Many Go to Bethlehem, But —
Do you not suppose that on that holy night long ago, there may have been other shepherds keeping sheep on hillsides who saw no star, heard no voices, took no journey, found no Babe? One can imagine them:
- here are some discussing the price of wool;
- here are others so busy amusing themselves with a game that they have no time to look up.
These did not see. The focus of their eyes, thoughts, and whole selves was downward, not up and out into the vast reaches of God’s eternal skies. One must busy himself or herself with the nearby, the immediate, the everyday problems at times; but to every life there should come times for looking up, letting thoughts reach hopefully toward One greater than he, letting his or her mind stretch forth in wonder.

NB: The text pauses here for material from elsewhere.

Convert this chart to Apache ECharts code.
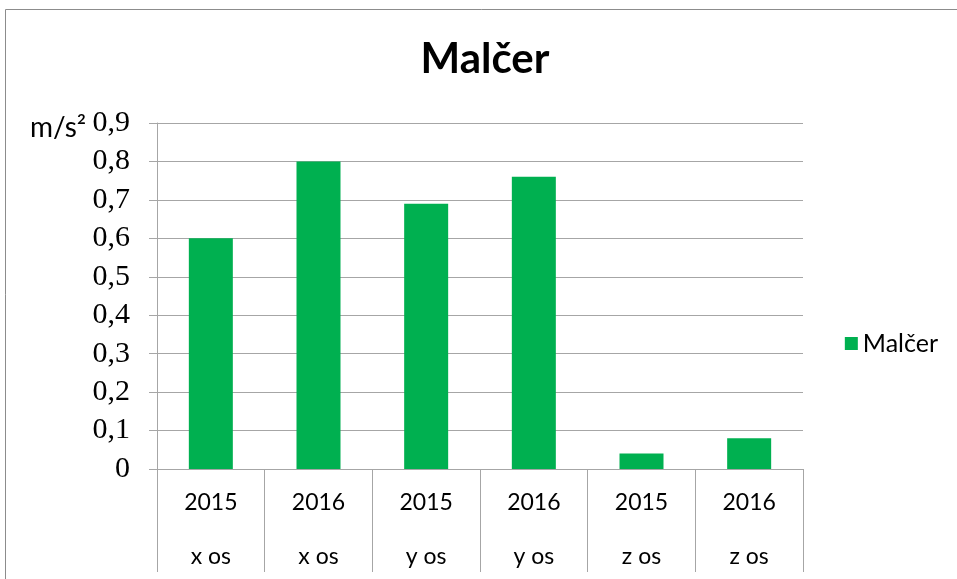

To certain shepherds, and to certain Wise Men as we are told in the other story, came a new meaning. They saw more than a star. They caught a message. Perhaps other shepherds saw sky-brightness but, not seeking to know its purpose, turned back to their flocks or to sleep. Perhaps other Wise Men saw a light, but uncaring turned back to their books.
“Many people went to Bethlehem that Day so long ago,” says Dr. Harry Emerson Fosdick, “but did not see the Babe nor guess that all the centuries after would be dated from His coming. It requires open eyes to see Christmas and true hearts to make its meaning real; and every year as at the first, many miss it though they ride to and through Bethlehem.” (based on a reading by Clariece M. Bowman)

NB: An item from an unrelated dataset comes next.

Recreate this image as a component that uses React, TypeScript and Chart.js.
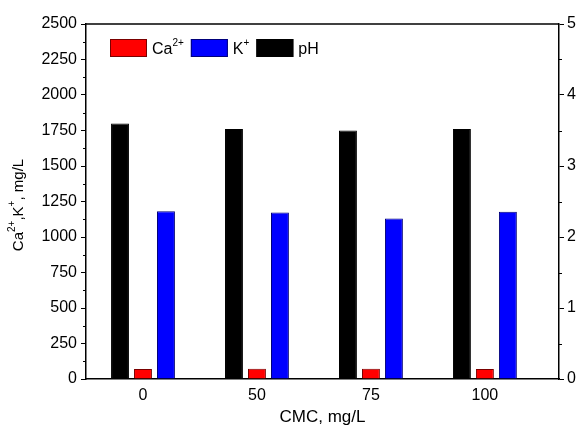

If you are lighting an Advent Wreath, as you relight the Advent candles, remember that the first candle reminds us of the hopes of the prophets, and that we must prepare our hearts for the coming of the Christ Child.
Relight the second Advent candle, the Angel’s candle, the candle of love, which represents God’s motivation for coming as the Christ Child and living among us.
Relight the third candle, the shepherds’ candle, the candle of joy. It was those ordinary folks that God chose to be the first to know of the birth of the Christ Child. They were the first ones to respond to the Good News by coming to see Jesus and worship Him. They were the first ones to tell others that the Messiah had arrived – causing great wonder by all who heard their story.
Today, the fourth week of Advent, light the fourth candle – the Bethlehem Candle – to remind you of the peace that seeking people found as they went to Bethlehem to see and experience the Good News that God had shared with them. Let us not miss Bethlehem’s peace this Christmas Season. Let us journey to Bethlehem and discover that touch of peace that Jesus brings this Christmas.
(NOTE: In these readings week two (peace) and week four (love) have been switched. In most Advent readings week two is the Bethlehem candle (peace) and week four is the Angel candle (love).)